# Western Pleasure vs Ranch Riding



## chelz (Apr 20, 2010)

Hello everyone, there is an upcoming local show at our county fair (so very low key, and not exactly the most strict type of competition. No rules are posted beforehand which is very frustrating because it’s hard to prepare.) I’ve only showed once ever, and never in either of these disciplines but I kind of want to. I was just wondering what the main differences are between the two. Both are open classes (but as I said, with no rules listed), so please help me out if you can.  Thanks!


----------



## Cynical25 (Mar 7, 2013)

I know you said it was an Open show, but the AQHA handbook will give you a good overview of what each class is *generally* looking for. Your governing association may have slightly different ideas.
AQHA Handbook

In a nutshell: Western Pleasure horses are bred & trained for a specific long, low & slow movement which will be shown as a rail class. There will likely be extensions of the gaits, but the focus is on presenting a horse who is cadenced, balanced, responsive & consistent. These are show horses and there will likely be some glitz & glamour, as presentation is part of the game.
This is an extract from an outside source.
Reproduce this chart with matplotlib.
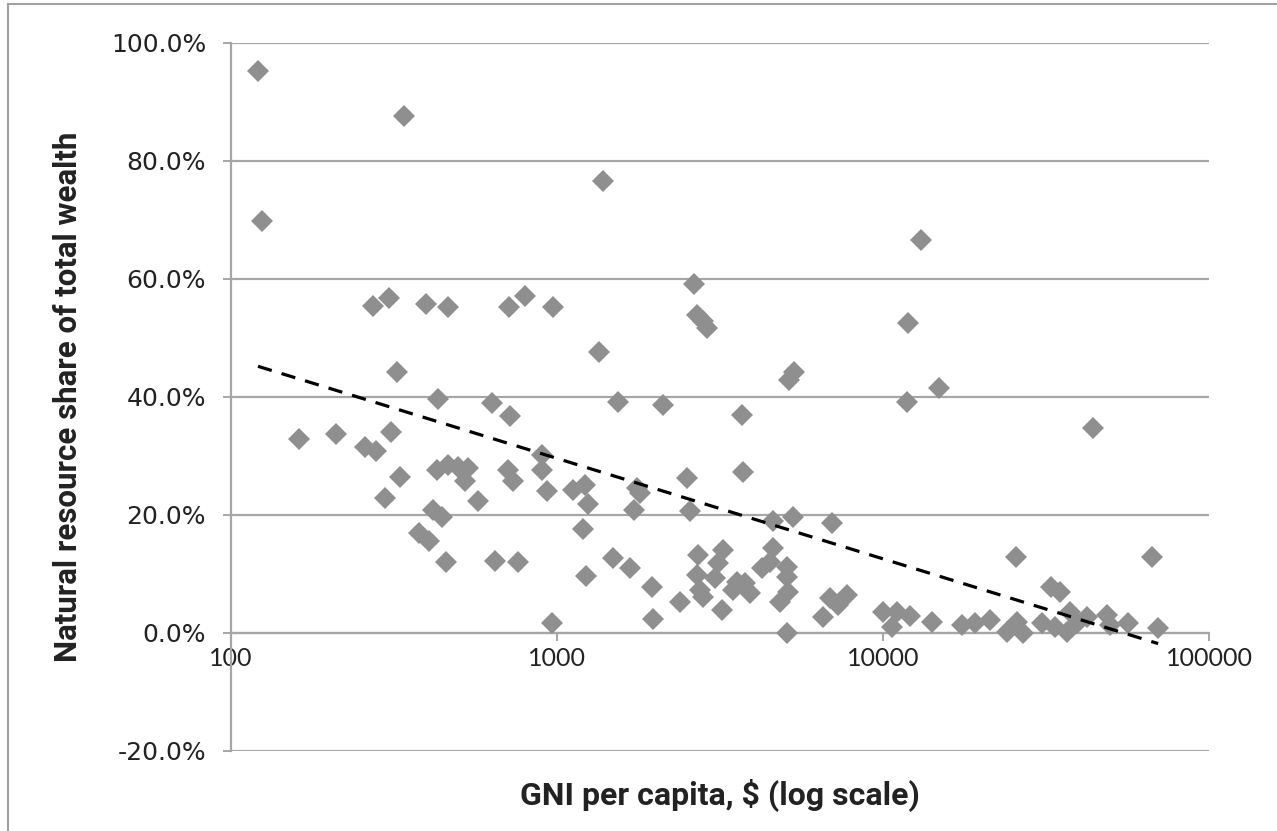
import numpy as np
import matplotlib
matplotlib.use('Agg')
import matplotlib.pyplot as plt
from matplotlib.ticker import FuncFormatter, FixedLocator, NullLocator
from matplotlib.lines import Line2D

# GNI per capita ($) and natural resource share of total wealth (%)
gni = [
    121, 124.5, 339.5, 161.7, 210, 257.6, 278.5, 309.6, 323, 272.7,
    305.3, 396.5, 463, 712, 797.5, 972, 431.5, 632, 717, 296.8,
    330, 428.5, 463, 497, 533, 522, 572, 707, 733, 899,
    899, 932, 416.6, 444, 377.3, 405, 456.5, 645.5, 759.5, 965.4,
    1384, 2631, 2688, 2805, 2885, 1345, 5333, 5148, 1539, 2114,
    3694, 3720, 2504, 1120, 1219, 1245, 1760, 1797, 1723, 2559,
    1202, 4598, 5296, 6977, 1485, 1675, 1227, 1956, 1970, 2707,
    3230, 3118, 2688, 3052, 2746, 2805, 2384, 3207, 3566, 3773,
    3467, 3908, 4598, 4501, 4254, 5076, 5076, 5112, 4831, 5076,
    6878, 7755, 7278, 6546, 10000, 13087, 11930, 11845, 14851, 44080,
    25590, 66880, 32750, 34910, 10656, 11040, 12100, 14135, 17470, 19150,
    21290, 24020, 25770, 26880, 30740, 33710, 37470, 36680, 39380, 42250,
    48660, 49700, 56430, 69770,
]
share = [
    95.3, 69.8, 87.7, 32.8, 33.8, 31.6, 30.9, 34.0, 44.2, 55.4,
    56.8, 55.7, 55.2, 55.2, 57.1, 55.2, 39.6, 38.9, 36.7, 22.9,
    26.5, 27.7, 28.5, 28.2, 28.0, 25.7, 22.3, 27.7, 25.7, 30.2,
    27.7, 24.0, 20.9, 19.7, 17.0, 15.6, 12.1, 12.2, 12.1, 1.7,
    76.6, 59.1, 53.9, 52.8, 51.7, 47.6, 44.2, 42.8, 39.1, 38.6,
    36.9, 27.2, 26.3, 24.3, 25.1, 21.9, 24.5, 23.8, 20.9, 20.7,
    17.7, 19.0, 19.7, 18.7, 12.7, 11.0, 9.7, 7.8, 2.4, 13.3,
    14.1, 11.9, 9.9, 9.3, 7.3, 6.1, 5.3, 3.9, 8.7, 8.5,
    7.3, 6.8, 14.4, 12.1, 11.0, 11.2, 9.5, 7.0, 5.3, 0.0,
    5.9, 6.5, 4.8, 2.7, 3.6, 66.6, 52.5, 39.1, 41.6, 34.7,
    12.9, 12.9, 7.8, 7.0, 1.0, 3.6, 2.8, 1.9, 1.4, 1.7,
    2.2, 0.2, 1.9, 0.0, 1.7, 1.0, 3.6, 0.2, 1.7, 2.7,
    3.1, 1.4, 1.7, 0.8,
]

# log trendline as shown in the chart: value at lowest and highest GNI
trend_share = [45.2, -1.8]

x_ticks = [100, 1000, 10000, 100000]
y_ticks = [-20, 0, 20, 40, 60, 80, 100]

grid_col = '#a6a6a6'
dot_col = '#8f8f8f'
narrow = ['Lato', 'DejaVu Sans']
title_font = ['Roboto', 'DejaVu Sans']

fig = plt.figure(figsize=(12.77, 8.31), dpi=100)
ax = fig.add_axes([0.1809, 0.0963, 0.7659, 0.8520])

gni = np.array(gni)
share = np.array(share)
ax.plot(gni, share, linestyle='none', marker='D', markersize=11,
        color=dot_col, markeredgewidth=0, zorder=3)

ax.plot([gni.min(), gni.max()], trend_share, color='black', lw=2.3,
        dashes=(4.5, 3.2), zorder=4)

ax.set_xscale('log')
ax.set_xlim(100, 100000)
ax.set_ylim(-20, 100)
ax.xaxis.set_major_locator(FixedLocator(x_ticks))
ax.xaxis.set_minor_locator(NullLocator())
ax.xaxis.set_major_formatter(FuncFormatter(lambda v, p: '%d' % v))
ax.yaxis.set_major_locator(FixedLocator(y_ticks))
ax.yaxis.set_major_formatter(FuncFormatter(lambda v, p: '%.1f%%' % v))

ax.grid(axis='y', color=grid_col, lw=1.6, zorder=0)
ax.set_axisbelow(True)
for s in ['top', 'right']:
    ax.spines[s].set_visible(False)
ax.spines['bottom'].set_position(('data', 0))
ax.spines['bottom'].set_color(grid_col)
ax.spines['bottom'].set_linewidth(1.6)
ax.spines['left'].set_color(grid_col)
ax.spines['left'].set_linewidth(1.6)

ax.tick_params(axis='y', direction='out', length=6, width=1.4, color=grid_col,
               labelsize=18, pad=12, labelcolor='#222222')
ax.tick_params(axis='x', direction='out', length=6, width=1.4, color=grid_col,
               labelsize=18, pad=4, labelcolor='#222222')
for lab in ax.get_xticklabels():
    lab.set_family(narrow)
for lab in ax.get_yticklabels():
    lab.set_family('DejaVu Sans')

fig.text(0.5634, 0.043, 'GNI per capita, $ (log scale)', ha='center', va='center',
         fontsize=23, fontweight='bold', family=title_font, color='#222222')
fig.text(0.053, 0.522, 'Natural resource share of total wealth', ha='center', va='center',
         rotation=90, fontsize=22.5, fontweight='bold', family=title_font, color='#222222')

# chart frame (only left and top edges show in the picture)
fig.add_artist(Line2D([0.0065, 0.0065], [0.0, 0.995], transform=fig.transFigure,
                      color='#a0a0a0', lw=1.5))
fig.add_artist(Line2D([0.0065, 1.0], [0.995, 0.995], transform=fig.transFigure,
                      color='#a0a0a0', lw=1.5))

fig.savefig('out.png', dpi=100)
Ranch Riding is for ranch bred type horses who may have a more forward gait, and they will do some sort of pattern with gait changes, poles to cross, spins/turns, and lead changes. The idea seems to be to showcase a working horses' ability to respond to typical maneuvers asked while working the ranch land. Tack and attire is more simple and work-oriented then WP classes, but still clean and put together. It is still a show class and your horse should be presented in as good a light as possible.

Have fun and good luck!


----------



## gabinija (Jun 19, 2013)

Hello I've never rode in Western style because I live in Europe, I really like to try but I cant find a place to do it...


----------



## chelz (Apr 20, 2010)

Cynical25 thank you for the advice and for the link. I understand the differences a lot better now. I think my QH will do a lot better in the ranch class than the Western Pleasure one to be honest. 

Gabinija, You should definitely give it a try. Western riding is a lot of fun, so I hope you can find a place to try it.


----------